Task instructions — Each record that follows should be repeated exactly, minus any images.

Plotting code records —
########

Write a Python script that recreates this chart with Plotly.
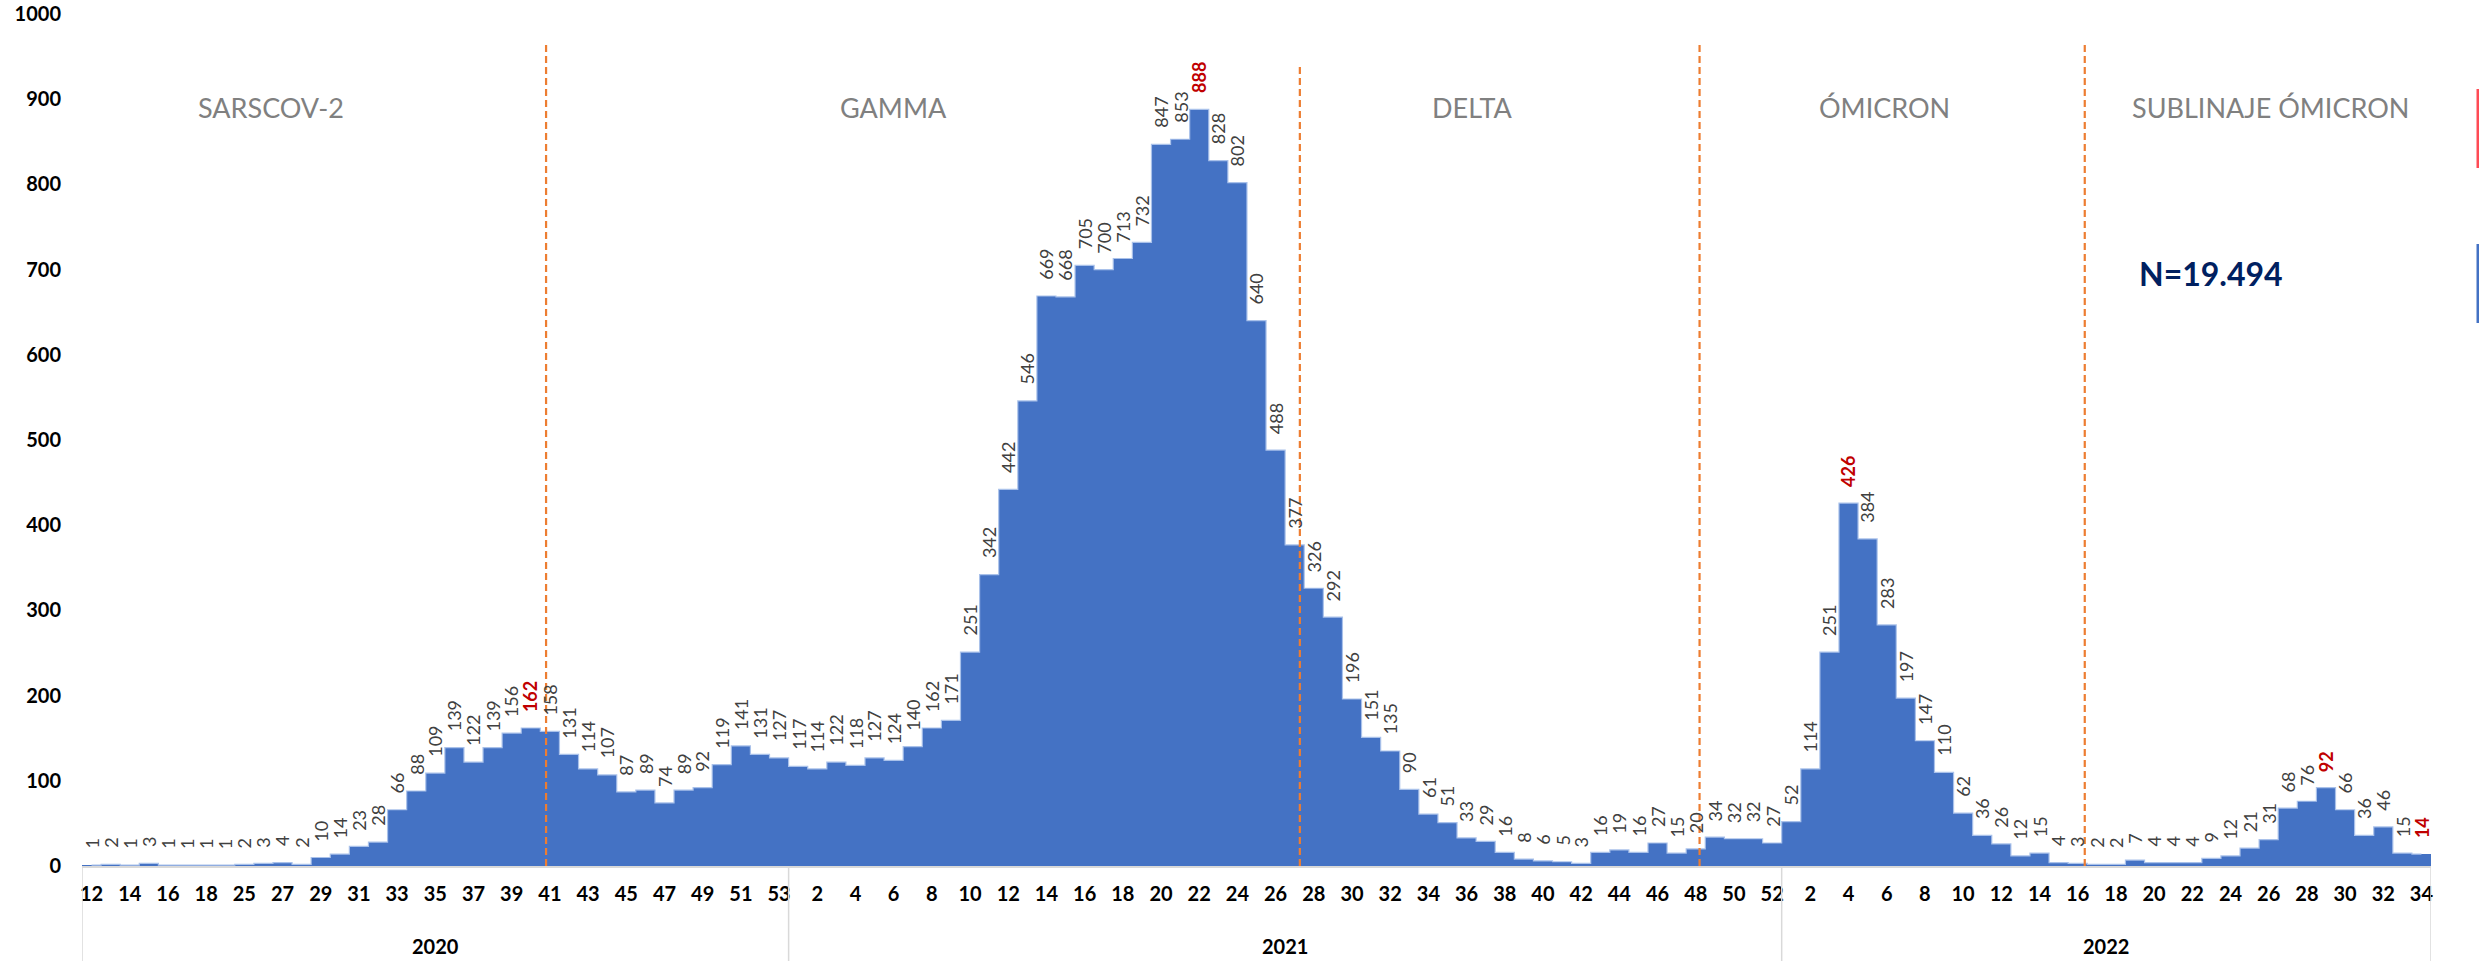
import plotly.graph_objects as go

# ---------------- data ----------------
years = ["2020", "2021", "2022"]
weeks_2020 = ["12", "13", "14", "15", "16", "17", "18", "24"] + [str(w) for w in range(25, 54)]
weeks_2021 = [str(w) for w in range(1, 53)]
weeks_2022 = [str(w) for w in range(1, 35)]

cases_2020 = [1, 2, 1, 3, 1, 1, 1, 1, 2, 3, 4, 2, 10, 14, 23, 28, 66, 88, 109, 139, 122, 139,
              156, 162, 158, 131, 114, 107, 87, 89, 74, 89, 92, 119, 141, 131, 127]
cases_2021 = [117, 114, 122, 118, 127, 124, 140, 162, 171, 251, 342, 442, 546, 669, 668, 705,
              700, 713, 732, 847, 853, 888, 828, 802, 640, 488, 377, 326, 292, 196, 151, 135,
              90, 61, 51, 33, 29, 16, 8, 6, 5, 3, 16, 19, 16, 27, 15, 20, 34, 32, 32, 27]
cases_2022 = [52, 114, 251, 426, 384, 283, 197, 147, 110, 62, 36, 26, 12, 15, 4, 3, 2, 2, 7,
              4, 4, 4, 9, 12, 21, 31, 68, 76, 92, 66, 36, 46, 15, 14]

highlight = [("2020", "40"), ("2021", "22"), ("2022", "4"), ("2022", "29"), ("2022", "34")]

periods = ["SARSCOV-2", "GAMMA", "DELTA", "ÓMICRON", "SUBLINAJE ÓMICRON"]
# period boundaries: (year, week, offset in bars)
boundaries = [("2020", "41", -0.2), ("2021", "27", 0.27), ("2021", "48", 0.2), ("2022", "16", 0.37)]
boundary_tops = [966, 938, 964, 964]
period_label_pos = [9.4, 42.0, 72.3, 93.9, 114.1]
total_label = "N=19.494"

# ---------------- build ----------------
week_lists = {"2020": weeks_2020, "2021": weeks_2021, "2022": weeks_2022}
case_lists = {"2020": cases_2020, "2021": cases_2021, "2022": cases_2022}

cat_year, cat_week, values = [], [], []
for y in years:
    for w, v in zip(week_lists[y], case_lists[y]):
        cat_year.append(y)
        cat_week.append(w)
        values.append(v)
idx = list(range(len(values)))
key_index = {(y, w): i for i, (y, w) in enumerate(zip(cat_year, cat_week))}

BLUE = "#4472C4"
LBL_FONT = "Lato, 'Open Sans', sans-serif"
LBL_SIZE = 18
GAP = 16          # px between bar top and label end
DIGIT_W = 0.58    # Lato digit advance (em)

fig = go.Figure()
fig.add_trace(go.Bar(x=idx, y=values, marker=dict(color=BLUE, line=dict(width=0)),
                     width=1.0, showlegend=False, hoverinfo="y"))
fig.add_trace(go.Scatter(x=idx, y=values, mode="lines", line=dict(color="#A9C1EA", width=1.2, shape="hvh"),
                         showlegend=False, hoverinfo="skip"))

annotations = []
for i, v in enumerate(values):
    hi = (cat_year[i], cat_week[i]) in highlight
    s = str(v)
    half_len = len(s) * DIGIT_W * LBL_SIZE / 2
    annotations.append(dict(
        x=i, y=v, xref="x", yref="y", text=f"<b>{s}</b>" if hi else s,
        textangle=-90, xanchor="center", yanchor="middle", yshift=GAP + half_len, showarrow=False,
        font=dict(family=LBL_FONT, size=LBL_SIZE, color="#C00000" if hi else "#404040")))

# period labels
for name, px in zip(periods, period_label_pos):
    annotations.append(dict(x=px, y=890, xref="x", yref="y", text=name, showarrow=False,
                            xanchor="center", yanchor="middle",
                            font=dict(family=LBL_FONT, size=27, color="#808080")))
annotations.append(dict(x=111.0, y=695, xref="x", yref="y", text=f"<b>{total_label}</b>",
                        showarrow=False, xanchor="center", yanchor="middle",
                        font=dict(family=LBL_FONT, size=32, color="#002060")))

# year group labels + dividers
shapes = []
start = 0
for y in years:
    n = len(week_lists[y])
    annotations.append(dict(x=start + (n - 1) / 2, y=-0.094, xref="x", yref="paper",
                            text=f"<b>{y}</b>", showarrow=False, xanchor="center", yanchor="middle",
                            font=dict(family=LBL_FONT, size=20, color="black")))
    shapes.append(dict(type="line", xref="x", yref="paper", x0=start - 0.5, x1=start - 0.5,
                       y0=0, y1=-0.112, line=dict(color="#D9D9D9", width=1.5)))
    start += n
shapes.append(dict(type="line", xref="x", yref="paper", x0=start - 0.5, x1=start - 0.5,
                   y0=0, y1=-0.112, line=dict(color="#D9D9D9", width=1.5)))

# period boundary dashed lines
for (y, w, off), top in zip(boundaries, boundary_tops):
    xb = key_index[(y, w)] + off
    shapes.append(dict(type="line", xref="x", yref="y", x0=xb, x1=xb, y0=-13, y1=top,
                       line=dict(color="#ED7D31", width=2.2, dash="7px,4px")))

# cut-off legend markers at the right edge
def px2paper_x(p):
    return (p - 82) / 2349
def px2paper_y(p):
    return (866 - p) / 852
shapes.append(dict(type="rect", xref="paper", yref="paper", x0=px2paper_x(2476.5), x1=px2paper_x(2479),
                   y0=px2paper_y(168), y1=px2paper_y(89), line=dict(width=0), fillcolor="#FF4B55"))
shapes.append(dict(type="rect", xref="paper", yref="paper", x0=px2paper_x(2476.5), x1=px2paper_x(2479),
                   y0=px2paper_y(323), y1=px2paper_y(244), line=dict(width=0), fillcolor="#4472C4"))

tickvals = [i for i in idx if i % 2 == 0]
ticktext = [cat_week[i] for i in tickvals]

fig.update_layout(
    width=2479, height=961,
    margin=dict(l=82, r=48, t=14, b=95, autoexpand=False),
    paper_bgcolor="white", plot_bgcolor="white",
    bargap=0,
    annotations=annotations,
    shapes=shapes,
    xaxis=dict(range=[-0.5, len(values) - 0.5], tickmode="array", tickvals=tickvals, ticktext=ticktext,
               showgrid=False, zeroline=False, showline=True, linecolor="#D9D9D9", linewidth=1.5,
               ticks="", tickangle=0, ticklabelstandoff=9, automargin=False,
               tickfont=dict(family=LBL_FONT, size=20, color="black", weight="bold")),
    yaxis=dict(range=[0, 1000], tickmode="linear", tick0=0, dtick=100, showgrid=False,
               zeroline=False, showline=False, ticks="", ticklabelstandoff=20, automargin=False,
               tickfont=dict(family=LBL_FONT, size=20, color="black", weight="bold")),
)

fig.write_html("out.html", config={"displayModeBar": False},
               post_script="document.body.style.margin='0';document.body.style.overflow='hidden';")
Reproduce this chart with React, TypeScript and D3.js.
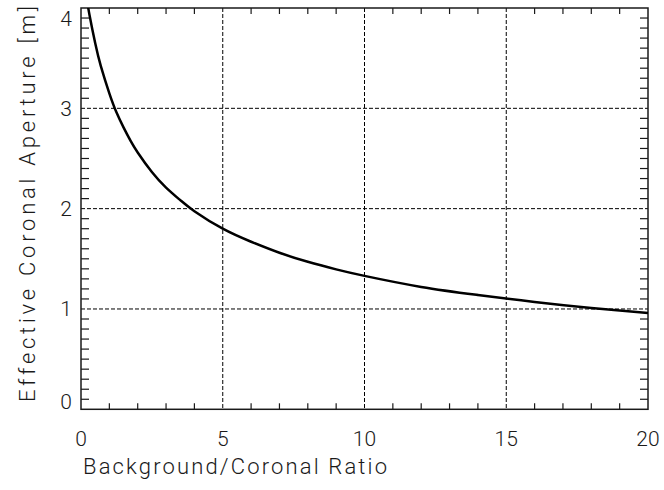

########

Solved problem —
Write a Python script that recreates this chart with Plotly.
import plotly.graph_objects as go

# ---------------- data ----------------
years = ["2020", "2021", "2022"]
weeks_2020 = ["12", "13", "14", "15", "16", "17", "18", "24"] + [str(w) for w in range(25, 54)]
weeks_2021 = [str(w) for w in range(1, 53)]
weeks_2022 = [str(w) for w in range(1, 35)]

cases_2020 = [1, 2, 1, 3, 1, 1, 1, 1, 2, 3, 4, 2, 10, 14, 23, 28, 66, 88, 109, 139, 122, 139,
              156, 162, 158, 131, 114, 107, 87, 89, 74, 89, 92, 119, 141, 131, 127]
cases_2021 = [117, 114, 122, 118, 127, 124, 140, 162, 171, 251, 342, 442, 546, 669, 668, 705,
              700, 713, 732, 847, 853, 888, 828, 802, 640, 488, 377, 326, 292, 196, 151, 135,
              90, 61, 51, 33, 29, 16, 8, 6, 5, 3, 16, 19, 16, 27, 15, 20, 34, 32, 32, 27]
cases_2022 = [52, 114, 251, 426, 384, 283, 197, 147, 110, 62, 36, 26, 12, 15, 4, 3, 2, 2, 7,
              4, 4, 4, 9, 12, 21, 31, 68, 76, 92, 66, 36, 46, 15, 14]

highlight = [("2020", "40"), ("2021", "22"), ("2022", "4"), ("2022", "29"), ("2022", "34")]

periods = ["SARSCOV-2", "GAMMA", "DELTA", "ÓMICRON", "SUBLINAJE ÓMICRON"]
# period boundaries: (year, week, offset in bars)
boundaries = [("2020", "41", -0.2), ("2021", "27", 0.27), ("2021", "48", 0.2), ("2022", "16", 0.37)]
boundary_tops = [966, 938, 964, 964]
period_label_pos = [9.4, 42.0, 72.3, 93.9, 114.1]
total_label = "N=19.494"

# ---------------- build ----------------
week_lists = {"2020": weeks_2020, "2021": weeks_2021, "2022": weeks_2022}
case_lists = {"2020": cases_2020, "2021": cases_2021, "2022": cases_2022}

cat_year, cat_week, values = [], [], []
for y in years:
    for w, v in zip(week_lists[y], case_lists[y]):
        cat_year.append(y)
        cat_week.append(w)
        values.append(v)
idx = list(range(len(values)))
key_index = {(y, w): i for i, (y, w) in enumerate(zip(cat_year, cat_week))}

BLUE = "#4472C4"
LBL_FONT = "Lato, 'Open Sans', sans-serif"
LBL_SIZE = 18
GAP = 16          # px between bar top and label end
DIGIT_W = 0.58    # Lato digit advance (em)

fig = go.Figure()
fig.add_trace(go.Bar(x=idx, y=values, marker=dict(color=BLUE, line=dict(width=0)),
                     width=1.0, showlegend=False, hoverinfo="y"))
fig.add_trace(go.Scatter(x=idx, y=values, mode="lines", line=dict(color="#A9C1EA", width=1.2, shape="hvh"),
                         showlegend=False, hoverinfo="skip"))

annotations = []
for i, v in enumerate(values):
    hi = (cat_year[i], cat_week[i]) in highlight
    s = str(v)
    half_len = len(s) * DIGIT_W * LBL_SIZE / 2
    annotations.append(dict(
        x=i, y=v, xref="x", yref="y", text=f"<b>{s}</b>" if hi else s,
        textangle=-90, xanchor="center", yanchor="middle", yshift=GAP + half_len, showarrow=False,
        font=dict(family=LBL_FONT, size=LBL_SIZE, color="#C00000" if hi else "#404040")))

# period labels
for name, px in zip(periods, period_label_pos):
    annotations.append(dict(x=px, y=890, xref="x", yref="y", text=name, showarrow=False,
                            xanchor="center", yanchor="middle",
                            font=dict(family=LBL_FONT, size=27, color="#808080")))
annotations.append(dict(x=111.0, y=695, xref="x", yref="y", text=f"<b>{total_label}</b>",
                        showarrow=False, xanchor="center", yanchor="middle",
                        font=dict(family=LBL_FONT, size=32, color="#002060")))

# year group labels + dividers
shapes = []
start = 0
for y in years:
    n = len(week_lists[y])
    annotations.append(dict(x=start + (n - 1) / 2, y=-0.094, xref="x", yref="paper",
                            text=f"<b>{y}</b>", showarrow=False, xanchor="center", yanchor="middle",
                            font=dict(family=LBL_FONT, size=20, color="black")))
    shapes.append(dict(type="line", xref="x", yref="paper", x0=start - 0.5, x1=start - 0.5,
                       y0=0, y1=-0.112, line=dict(color="#D9D9D9", width=1.5)))
    start += n
shapes.append(dict(type="line", xref="x", yref="paper", x0=start - 0.5, x1=start - 0.5,
                   y0=0, y1=-0.112, line=dict(color="#D9D9D9", width=1.5)))

# period boundary dashed lines
for (y, w, off), top in zip(boundaries, boundary_tops):
    xb = key_index[(y, w)] + off
    shapes.append(dict(type="line", xref="x", yref="y", x0=xb, x1=xb, y0=-13, y1=top,
                       line=dict(color="#ED7D31", width=2.2, dash="7px,4px")))

# cut-off legend markers at the right edge
def px2paper_x(p):
    return (p - 82) / 2349
def px2paper_y(p):
    return (866 - p) / 852
shapes.append(dict(type="rect", xref="paper", yref="paper", x0=px2paper_x(2476.5), x1=px2paper_x(2479),
                   y0=px2paper_y(168), y1=px2paper_y(89), line=dict(width=0), fillcolor="#FF4B55"))
shapes.append(dict(type="rect", xref="paper", yref="paper", x0=px2paper_x(2476.5), x1=px2paper_x(2479),
                   y0=px2paper_y(323), y1=px2paper_y(244), line=dict(width=0), fillcolor="#4472C4"))

tickvals = [i for i in idx if i % 2 == 0]
ticktext = [cat_week[i] for i in tickvals]

fig.update_layout(
    width=2479, height=961,
    margin=dict(l=82, r=48, t=14, b=95, autoexpand=False),
    paper_bgcolor="white", plot_bgcolor="white",
    bargap=0,
    annotations=annotations,
    shapes=shapes,
    xaxis=dict(range=[-0.5, len(values) - 0.5], tickmode="array", tickvals=tickvals, ticktext=ticktext,
               showgrid=False, zeroline=False, showline=True, linecolor="#D9D9D9", linewidth=1.5,
               ticks="", tickangle=0, ticklabelstandoff=9, automargin=False,
               tickfont=dict(family=LBL_FONT, size=20, color="black", weight="bold")),
    yaxis=dict(range=[0, 1000], tickmode="linear", tick0=0, dtick=100, showgrid=False,
               zeroline=False, showline=False, ticks="", ticklabelstandoff=20, automargin=False,
               tickfont=dict(family=LBL_FONT, size=20, color="black", weight="bold")),
)

fig.write_html("out.html", config={"displayModeBar": False},
               post_script="document.body.style.margin='0';document.body.style.overflow='hidden';")
Reproduce this chart with React, TypeScript and D3.js.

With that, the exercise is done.